Uit vondsten en archeologische opgravingen is duidelijk geworden dat dit deel van Brabant een lange en afwisselende bewoningsgeschiedenis kent. Die begint aan het einde van de oude steentijd toen het gebied zo nu en dan werd bezocht door nomadische jagers-verzamelaars van de Magdalenien-cultuur. In de jonge steentijd (vanaf circa 4000 v.Chr.) vond er voor het eerst landbouw in het gebied plaats. Sindsdien werd de invloed van de mens op het landschap steeds groter. In de bronstijd (vanaf ongeveer 2000 v.Chr.) breidden heidevelden zich uit ten koste van bos. In deze tijd en ook in de ijzertijd werden op veel plaatsen grafvelden aangelegd, onder meer bij Toterfout (Veldhoven), Knegsel en op de Regte heide bij Riel (Tilburg). De randen van beekdalen waren het meest aantrekkelijk voor bewoning. Opvallend zijn de oude wegenstructuur en voorden: doorwaadbare plekken in beken. Deels gaan die terug tot in de prehistorie of Romeinse tijd.

Woonplaatsen uit de Romeinse tijd zijn op diverse plaatsen gelokaliseerd, meestal op de overgang van de beekdalen naar de hogere gronden. In Hoogeloon zijn de resten van een Romeinse villa opgegraven.
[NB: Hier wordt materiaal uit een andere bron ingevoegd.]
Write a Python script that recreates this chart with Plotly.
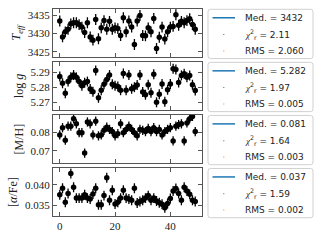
import numpy as np
import plotly.graph_objects as go
from plotly.subplots import make_subplots

# ---------------- data ----------------
epoch = list(range(50))

teff = [3433.5, 3429.1, 3430.5, 3431.2, 3432.7, 3433.0, 3433.0, 3432.5, 3431.8, 3430.3,
        3433.0, 3429.1, 3428.2, 3433.9, 3428.6, 3431.6, 3433.6, 3431.2, 3433.4, 3431.2,
        3431.6, 3431.4, 3429.5, 3434.4, 3430.5, 3433.5, 3431.8, 3427.0, 3433.5, 3435.0,
        3429.5, 3429.4, 3431.6, 3430.5, 3434.2, 3425.9, 3429.0, 3431.8, 3428.5, 3430.5,
        3431.8, 3432.0, 3435.2, 3432.3, 3433.4, 3433.0, 3433.6, 3434.1, 3432.5, 3431.2]

logg = [5.2870, 5.2826, 5.2760, 5.2837, 5.2865, 5.2880, 5.2865, 5.2837, 5.2810, 5.2830,
        5.2837, 5.2788, 5.2770, 5.2910, 5.2730, 5.2780, 5.2820, 5.2850, 5.2880, 5.2820,
        5.2810, 5.2805, 5.2780, 5.2890, 5.2780, 5.2880, 5.2790, 5.2800, 5.2815, 5.2880,
        5.2768, 5.2750, 5.2816, 5.2763, 5.2885, 5.2700, 5.2753, 5.2821, 5.2704, 5.2783,
        5.2821, 5.2922, 5.2917, 5.2831, 5.2878, 5.2888, 5.2866, 5.2878, 5.2816, 5.2778]

mh = [0.0786, 0.0825, 0.0758, 0.0833, 0.0833, 0.0874, 0.0846, 0.0798, 0.0798, 0.0688,
      0.0856, 0.0846, 0.0786, 0.0860, 0.0781, 0.0786, 0.0811, 0.0828, 0.0816, 0.0804,
      0.0781, 0.0793, 0.0846, 0.0798, 0.0816, 0.0833, 0.0816, 0.0798, 0.0781, 0.0816,
      0.0811, 0.0804, 0.0821, 0.0804, 0.0825, 0.0804, 0.0816, 0.0786, 0.0804, 0.0816,
      0.0825, 0.0754, 0.0833, 0.0842, 0.0846, 0.0754, 0.0851, 0.0874, 0.0886, 0.0804]

afe = [0.0376, 0.0392, 0.0358, 0.0379, 0.0427, 0.0394, 0.0368, 0.0368, 0.0368, 0.0376,
       0.0368, 0.0366, 0.0378, 0.0392, 0.0352, 0.0352, 0.0374, 0.0417, 0.0363, 0.0387,
       0.0354, 0.0358, 0.0368, 0.0387, 0.0368, 0.0366, 0.0363, 0.0392, 0.0356, 0.0360,
       0.0363, 0.0368, 0.0374, 0.0363, 0.0368, 0.0361, 0.0357, 0.0353, 0.0345, 0.0355,
       0.0367, 0.0385, 0.0391, 0.0379, 0.0363, 0.0394, 0.0385, 0.0377, 0.0363, 0.0360]

errors = [1.5, 0.0033, 0.0025, 0.0012]

y_titles = ["<i>T</i><sub><i>eff</i></sub>", "log <i>g</i>", "[M/H]", "[<i>α</i>/Fe]"]
y_ticks = [[3425, 3430, 3435], [5.27, 5.28, 5.29], [0.07, 0.08], [0.035, 0.040]]
y_tickfmt = ["d", ".2f", ".2f", ".3f"]
y_ranges = [[3423.6, 3436.8], [5.265, 5.2966], [0.0635, 0.0893], [0.0325, 0.044]]
x_ticks = [0, 20, 40]

med_labels = ["3432", "5.282", "0.081", "0.037"]
chi2_labels = ["2.11", "1.97", "1.64", "1.59"]
rms_labels = ["2.060", "0.005", "0.003", "0.002"]

series = [teff, logg, mh, afe]

# ---------------- figure ----------------
W, H = 320, 240
ML, MR, MT, MB = 53, 118, 8, 22
PW, PH = W - ML - MR, H - MT - MB
GAP = 5.3

fig = make_subplots(rows=4, cols=1, shared_xaxes=True, vertical_spacing=GAP / PH)

serif = "Liberation Serif"
sans = "DejaVu Sans"
frame = "#555555"
blue = "#1f77b4"
orange = "#ff7f0e"

for i, vals in enumerate(series):
    r = i + 1
    fig.add_hline(y=float(np.median(vals)), line=dict(color=blue, width=1.5),
                  layer="below", row=r, col=1)
    fig.add_trace(go.Scatter(
        x=epoch, y=vals, mode="markers",
        marker=dict(color="black", size=5.5),
        error_y=dict(type="constant", value=errors[i], color="black",
                     thickness=1.3, width=0, visible=True),
        showlegend=False, hoverinfo="skip"), row=r, col=1)
    fig.update_yaxes(
        row=r, col=1, range=y_ranges[i], tickvals=y_ticks[i], tickformat=y_tickfmt[i],
        ticks="inside", ticklen=4, tickcolor=frame, showline=True, linecolor=frame,
        linewidth=1, mirror="ticks", showgrid=False, zeroline=False,
        tickfont=dict(family=serif, size=11, color="#222"),
        title=dict(text=y_titles[i], font=dict(family=serif, size=12, color="#222"),
                   standoff=4))
    fig.update_xaxes(
        row=r, col=1, range=[-2.45, 51.45], tickvals=x_ticks,
        ticks="inside", ticklen=4, tickcolor=frame, showline=True, linecolor=frame,
        linewidth=1, mirror="ticks", showgrid=False, zeroline=False,
        tickfont=dict(family=serif, size=11, color="#222"))

# ---------------- per-panel legends (drawn manually) ----------------
def px2x(px):
    return (px - ML) / PW

def py2y(py):
    return (H - MB - py) / PH

panel_h = (PH - 3 * GAP) / 4
lx0, lx1 = 208, 313
rad = 2.5
for i in range(4):
    top = MT + i * (panel_h + GAP) + 0.3
    bot = top + 50
    x0, x1 = px2x(lx0), px2x(lx1)
    y1, y0 = py2y(top), py2y(bot)
    rx, ry = rad / PW, rad / PH
    path = (f"M {x0+rx},{y1} L {x1-rx},{y1} Q {x1},{y1} {x1},{y1-ry} "
            f"L {x1},{y0+ry} Q {x1},{y0} {x1-rx},{y0} L {x0+rx},{y0} "
            f"Q {x0},{y0} {x0},{y0+ry} L {x0},{y1-ry} Q {x0},{y1} {x0+rx},{y1} Z")
    fig.add_shape(type="path", path=path, xref="paper", yref="paper",
                  line=dict(color="#d0d0d0", width=1), fillcolor="white", layer="above")
    rows_y = [top + 8.6, top + 25.6, top + 42.2]
    fig.add_shape(type="line", xref="paper", yref="paper",
                  x0=px2x(212.5), x1=px2x(235), y0=py2y(rows_y[0]), y1=py2y(rows_y[0]),
                  line=dict(color=blue, width=1.5), layer="above")
    for ry_, col in ((rows_y[1], blue), (rows_y[2], orange)):
        fig.add_shape(type="rect", xref="paper", yref="paper",
                      x0=px2x(223.3), x1=px2x(224.3), y0=py2y(ry_ + 0.5), y1=py2y(ry_ - 0.5),
                      line=dict(width=0), fillcolor=col, layer="above")
    texts = [f"Med. = {med_labels[i]}",
             f"<span style='font-family:{serif}'><i>χ</i></span><sup>2</sup><sub>r</sub> = {chi2_labels[i]}",
             f"RMS = {rms_labels[i]}"]
    for t, yy in zip(texts, rows_y):
        fig.add_annotation(text=t, xref="paper", yref="paper", x=px2x(243), y=py2y(yy),
                           xanchor="left", yanchor="middle", showarrow=False,
                           font=dict(family=sans, size=9, color="#222"))

fig.update_layout(width=W, height=H, margin=dict(l=ML, r=MR, t=MT, b=MB),
                  plot_bgcolor="white", paper_bgcolor="white", showlegend=False)

fig.write_html("out.html", config={"displayModeBar": False},
               post_script="document.body.style.margin='0';document.body.style.padding='0';")
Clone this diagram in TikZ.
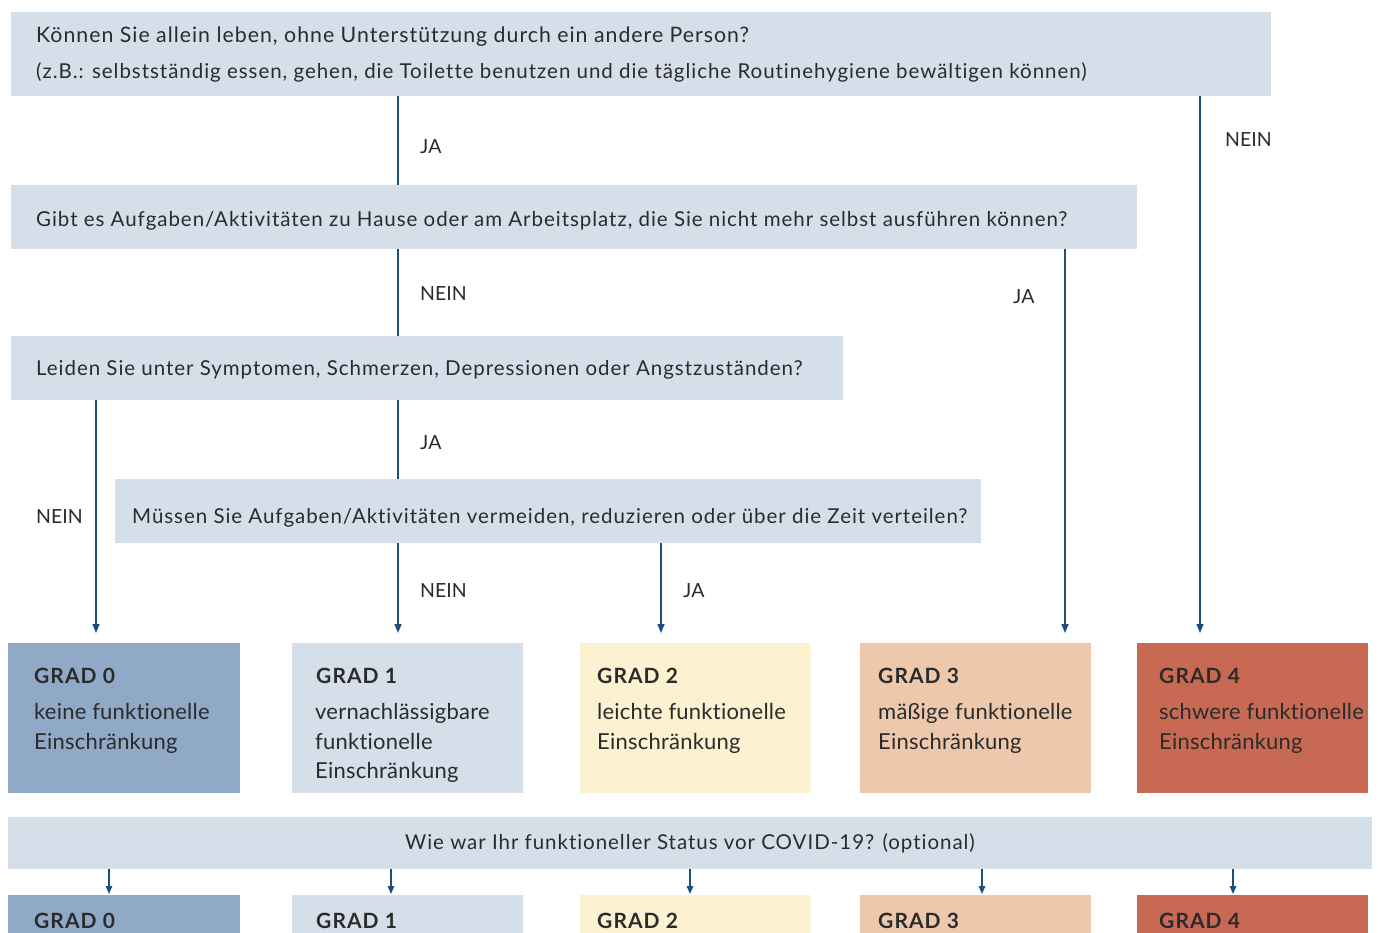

Middeleeuwen en nieuwe tijd

Vanaf de 3deeeuw nam de bewoning sterk af. Veel van het Romeinse akkerland groeide weer vol met bos. In de 6de en 7deeeuw wordt het gebied opnieuw gekoloniseerd. In de 8ste en 9de eeuw werden de eerste dorpen in de regio gesticht. Uit dezelfde periode stammen de eerste vermeldingen van dorpen. In de eeuwen erna komen steeds meer dorpen tot ontwikkeling. Dat wil echter niet zeggen dat ze altijd op dezelfde plaats hebben gelegen. Kenmerkend voor de Kempense dorpen is het verschijnsel van de verplaatste dorpen. Op enkele plekken bleven de kerk en het kerkhof op de oude plek liggen, zoals in Knegsel waar het kerkhof op de plek van het oude dorp ligt.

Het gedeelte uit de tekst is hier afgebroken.